Exercise brief:
Can you transcribe every line exactly and leave the pictures behind?

## Start Data lines

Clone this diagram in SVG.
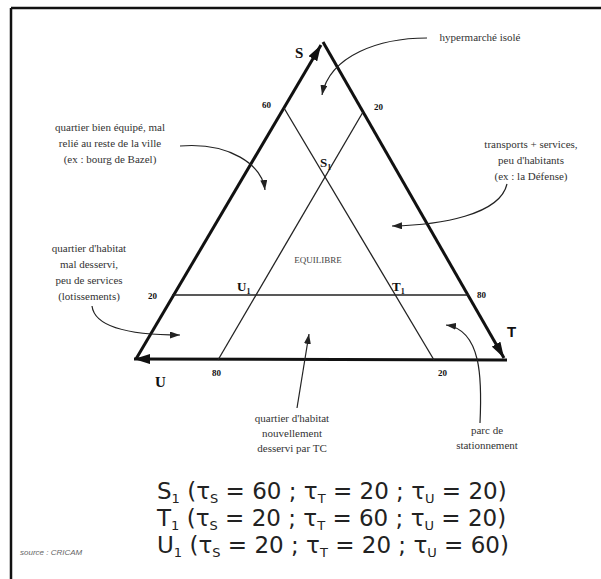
<svg xmlns="http://www.w3.org/2000/svg" width="601" height="579" viewBox="0 0 601 579">
<style>
.edge{stroke:#111;stroke-width:3;fill:none}
.inner{stroke:#222;stroke-width:1.3;fill:none}
.conn{stroke:#222;stroke-width:1.2;fill:none}
.ann{font-family:"Liberation Serif",serif;font-size:11px;fill:#333;text-anchor:middle}
.num{font-family:"Liberation Serif",serif;font-size:9px;font-weight:bold;fill:#111}
.pt{font-family:"Liberation Serif",serif;font-size:13px;font-weight:bold;fill:#111}
.sub{font-size:8px}
.eq{font-family:"DejaVu Sans",sans-serif;font-size:23px;fill:#222}
.esub{font-size:13px}
</style>
<defs>
<marker id="big" markerUnits="userSpaceOnUse" viewBox="0 0 16 10" refX="16" refY="5" markerWidth="16" markerHeight="10" orient="auto">
<path d="M0,0 L16,5 L0,10 Z" fill="#111"/>
</marker>
<marker id="small" markerUnits="userSpaceOnUse" viewBox="0 0 10 7" refX="10" refY="3.5" markerWidth="10" markerHeight="7" orient="auto">
<path d="M0,0 L10,3.5 L0,7 Z" fill="#222"/>
</marker>
</defs>
<g id="frame">
<line x1="11" y1="8" x2="601" y2="8" stroke="#111" stroke-width="2.5"/>
<line x1="11" y1="8" x2="11" y2="579" stroke="#111" stroke-width="2.5"/>
</g>
<g id="connectors">
<line class="edge" x1="136" y1="359" x2="321" y2="45" marker-end="url(#big)"/>
<line class="edge" x1="323" y1="42" x2="504" y2="358" marker-end="url(#big)"/>
<line class="edge" x1="507" y1="360" x2="134" y2="359" marker-end="url(#big)"/>
<line class="inner" x1="284" y1="108" x2="434" y2="360"/>
<line class="inner" x1="363" y1="112" x2="218" y2="360"/>
<line class="inner" x1="172" y1="295" x2="469" y2="295"/>
<path class="conn" d="M427,38 C380,38 330,55 322,95" marker-end="url(#small)"/>
<path class="conn" d="M180,146 C230,142 262,165 265,190" marker-end="url(#small)"/>
<path class="conn" d="M507,184 C500,215 440,225 392,226" marker-end="url(#small)"/>
<path class="conn" d="M92,306 C95,330 140,335 180,335" marker-end="url(#small)"/>
<path class="conn" d="M297,408 L309,334" marker-end="url(#small)"/>
<path class="conn" d="M480,423 C482,380 482,330 446,325" marker-end="url(#small)"/>
</g>
<g id="vertex-S"><text x="295" y="58" font-family="Liberation Serif,serif" font-size="15" font-weight="bold" fill="#111">S</text></g>
<g id="vertex-T"><text x="507" y="337" font-family="Liberation Sans,sans-serif" font-size="15" font-weight="bold" fill="#111">T</text></g>
<g id="vertex-U"><text x="155" y="387" font-family="Liberation Serif,serif" font-size="15" font-weight="bold" fill="#111">U</text></g>
<g id="scale-labels">
<text class="num" x="262" y="108">60</text>
<text class="num" x="374" y="110">20</text>
<text class="num" x="148" y="299">20</text>
<text class="num" x="477" y="298">80</text>
<text class="num" x="212" y="376">80</text>
<text class="num" x="438" y="376">20</text>
</g>
<g id="point-S1"><text class="pt" x="320" y="167">S<tspan class="sub" dy="3">1</tspan></text></g>
<g id="point-U1"><text class="pt" x="237" y="291">U<tspan class="sub" dy="3">1</tspan></text></g>
<g id="point-T1"><text class="pt" x="392" y="291">T<tspan class="sub" dy="3">1</tspan></text></g>
<g id="equilibre"><text x="318" y="263" font-family="Liberation Serif,serif" font-size="9" fill="#444" text-anchor="middle">EQUILIBRE</text></g>
<g id="note-hypermarche"><text class="ann" x="480" y="41">hypermarché isolé</text></g>
<g id="note-quartier-bien">
<text class="ann" x="110" y="131">quartier bien équipé, mal</text>
<text class="ann" x="110" y="147">relié au reste de la ville</text>
<text class="ann" x="110" y="163">(ex : bourg de Bazel)</text>
</g>
<g id="note-transports">
<text class="ann" x="531" y="148">transports + services,</text>
<text class="ann" x="531" y="164">peu d'habitants</text>
<text class="ann" x="531" y="180">(ex : la Défense)</text>
</g>
<g id="note-lotissements">
<text class="ann" x="89" y="252">quartier d'habitat</text>
<text class="ann" x="89" y="268">mal desservi,</text>
<text class="ann" x="89" y="284">peu de services</text>
<text class="ann" x="89" y="300">(lotissements)</text>
</g>
<g id="note-tc">
<text class="ann" x="292" y="422">quartier d'habitat</text>
<text class="ann" x="292" y="437">nouvellement</text>
<text class="ann" x="292" y="452">desservi par TC</text>
</g>
<g id="note-parc">
<text class="ann" x="487" y="434">parc de</text>
<text class="ann" x="487" y="449">stationnement</text>
</g>
<g id="equations">
<text class="eq" x="157" y="499">S<tspan class="esub" dy="4">1</tspan><tspan dy="-4"> (τ</tspan><tspan class="esub" dy="4">S</tspan><tspan dy="-4"> = 60 ; τ</tspan><tspan class="esub" dy="4">T</tspan><tspan dy="-4"> = 20 ; τ</tspan><tspan class="esub" dy="4">U</tspan><tspan dy="-4"> = 20)</tspan></text>
<text class="eq" x="157" y="526">T<tspan class="esub" dy="4">1</tspan><tspan dy="-4"> (τ</tspan><tspan class="esub" dy="4">S</tspan><tspan dy="-4"> = 20 ; τ</tspan><tspan class="esub" dy="4">T</tspan><tspan dy="-4"> = 60 ; τ</tspan><tspan class="esub" dy="4">U</tspan><tspan dy="-4"> = 20)</tspan></text>
<text class="eq" x="157" y="553">U<tspan class="esub" dy="4">1</tspan><tspan dy="-4"> (τ</tspan><tspan class="esub" dy="4">S</tspan><tspan dy="-4"> = 20 ; τ</tspan><tspan class="esub" dy="4">T</tspan><tspan dy="-4"> = 20 ; τ</tspan><tspan class="esub" dy="4">U</tspan><tspan dy="-4"> = 60)</tspan></text>
</g>
<g id="source"><text x="20" y="555" font-family="Liberation Sans,sans-serif" font-size="8" font-style="italic" fill="#666">source : CRICAM</text></g>
</svg>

## End Data lines

Result below:
Clone this diagram in SVG.
<svg xmlns="http://www.w3.org/2000/svg" width="601" height="579" viewBox="0 0 601 579">
<style>
.edge{stroke:#111;stroke-width:3;fill:none}
.inner{stroke:#222;stroke-width:1.3;fill:none}
.conn{stroke:#222;stroke-width:1.2;fill:none}
.ann{font-family:"Liberation Serif",serif;font-size:11px;fill:#333;text-anchor:middle}
.num{font-family:"Liberation Serif",serif;font-size:9px;font-weight:bold;fill:#111}
.pt{font-family:"Liberation Serif",serif;font-size:13px;font-weight:bold;fill:#111}
.sub{font-size:8px}
.eq{font-family:"DejaVu Sans",sans-serif;font-size:23px;fill:#222}
.esub{font-size:13px}
</style>
<defs>
<marker id="big" markerUnits="userSpaceOnUse" viewBox="0 0 16 10" refX="16" refY="5" markerWidth="16" markerHeight="10" orient="auto">
<path d="M0,0 L16,5 L0,10 Z" fill="#111"/>
</marker>
<marker id="small" markerUnits="userSpaceOnUse" viewBox="0 0 10 7" refX="10" refY="3.5" markerWidth="10" markerHeight="7" orient="auto">
<path d="M0,0 L10,3.5 L0,7 Z" fill="#222"/>
</marker>
</defs>
<g id="frame">
<line x1="11" y1="8" x2="601" y2="8" stroke="#111" stroke-width="2.5"/>
<line x1="11" y1="8" x2="11" y2="579" stroke="#111" stroke-width="2.5"/>
</g>
<g id="connectors">
<line class="edge" x1="136" y1="359" x2="321" y2="45" marker-end="url(#big)"/>
<line class="edge" x1="323" y1="42" x2="504" y2="358" marker-end="url(#big)"/>
<line class="edge" x1="507" y1="360" x2="134" y2="359" marker-end="url(#big)"/>
<line class="inner" x1="284" y1="108" x2="434" y2="360"/>
<line class="inner" x1="363" y1="112" x2="218" y2="360"/>
<line class="inner" x1="172" y1="295" x2="469" y2="295"/>
<path class="conn" d="M427,38 C380,38 330,55 322,95" marker-end="url(#small)"/>
<path class="conn" d="M180,146 C230,142 262,165 265,190" marker-end="url(#small)"/>
<path class="conn" d="M507,184 C500,215 440,225 392,226" marker-end="url(#small)"/>
<path class="conn" d="M92,306 C95,330 140,335 180,335" marker-end="url(#small)"/>
<path class="conn" d="M297,408 L309,334" marker-end="url(#small)"/>
<path class="conn" d="M480,423 C482,380 482,330 446,325" marker-end="url(#small)"/>
</g>
<g id="vertex-S"><text x="295" y="58" font-family="Liberation Serif,serif" font-size="15" font-weight="bold" fill="#111">S</text></g>
<g id="vertex-T"><text x="507" y="337" font-family="Liberation Sans,sans-serif" font-size="15" font-weight="bold" fill="#111">T</text></g>
<g id="vertex-U"><text x="155" y="387" font-family="Liberation Serif,serif" font-size="15" font-weight="bold" fill="#111">U</text></g>
<g id="scale-labels">
<text class="num" x="262" y="108">60</text>
<text class="num" x="374" y="110">20</text>
<text class="num" x="148" y="299">20</text>
<text class="num" x="477" y="298">80</text>
<text class="num" x="212" y="376">80</text>
<text class="num" x="438" y="376">20</text>
</g>
<g id="point-S1"><text class="pt" x="320" y="167">S<tspan class="sub" dy="3">1</tspan></text></g>
<g id="point-U1"><text class="pt" x="237" y="291">U<tspan class="sub" dy="3">1</tspan></text></g>
<g id="point-T1"><text class="pt" x="392" y="291">T<tspan class="sub" dy="3">1</tspan></text></g>
<g id="equilibre"><text x="318" y="263" font-family="Liberation Serif,serif" font-size="9" fill="#444" text-anchor="middle">EQUILIBRE</text></g>
<g id="note-hypermarche"><text class="ann" x="480" y="41">hypermarché isolé</text></g>
<g id="note-quartier-bien">
<text class="ann" x="110" y="131">quartier bien équipé, mal</text>
<text class="ann" x="110" y="147">relié au reste de la ville</text>
<text class="ann" x="110" y="163">(ex : bourg de Bazel)</text>
</g>
<g id="note-transports">
<text class="ann" x="531" y="148">transports + services,</text>
<text class="ann" x="531" y="164">peu d'habitants</text>
<text class="ann" x="531" y="180">(ex : la Défense)</text>
</g>
<g id="note-lotissements">
<text class="ann" x="89" y="252">quartier d'habitat</text>
<text class="ann" x="89" y="268">mal desservi,</text>
<text class="ann" x="89" y="284">peu de services</text>
<text class="ann" x="89" y="300">(lotissements)</text>
</g>
<g id="note-tc">
<text class="ann" x="292" y="422">quartier d'habitat</text>
<text class="ann" x="292" y="437">nouvellement</text>
<text class="ann" x="292" y="452">desservi par TC</text>
</g>
<g id="note-parc">
<text class="ann" x="487" y="434">parc de</text>
<text class="ann" x="487" y="449">stationnement</text>
</g>
<g id="equations">
<text class="eq" x="157" y="499">S<tspan class="esub" dy="4">1</tspan><tspan dy="-4"> (τ</tspan><tspan class="esub" dy="4">S</tspan><tspan dy="-4"> = 60 ; τ</tspan><tspan class="esub" dy="4">T</tspan><tspan dy="-4"> = 20 ; τ</tspan><tspan class="esub" dy="4">U</tspan><tspan dy="-4"> = 20)</tspan></text>
<text class="eq" x="157" y="526">T<tspan class="esub" dy="4">1</tspan><tspan dy="-4"> (τ</tspan><tspan class="esub" dy="4">S</tspan><tspan dy="-4"> = 20 ; τ</tspan><tspan class="esub" dy="4">T</tspan><tspan dy="-4"> = 60 ; τ</tspan><tspan class="esub" dy="4">U</tspan><tspan dy="-4"> = 20)</tspan></text>
<text class="eq" x="157" y="553">U<tspan class="esub" dy="4">1</tspan><tspan dy="-4"> (τ</tspan><tspan class="esub" dy="4">S</tspan><tspan dy="-4"> = 20 ; τ</tspan><tspan class="esub" dy="4">T</tspan><tspan dy="-4"> = 20 ; τ</tspan><tspan class="esub" dy="4">U</tspan><tspan dy="-4"> = 60)</tspan></text>
</g>
<g id="source"><text x="20" y="555" font-family="Liberation Sans,sans-serif" font-size="8" font-style="italic" fill="#666">source : CRICAM</text></g>
</svg>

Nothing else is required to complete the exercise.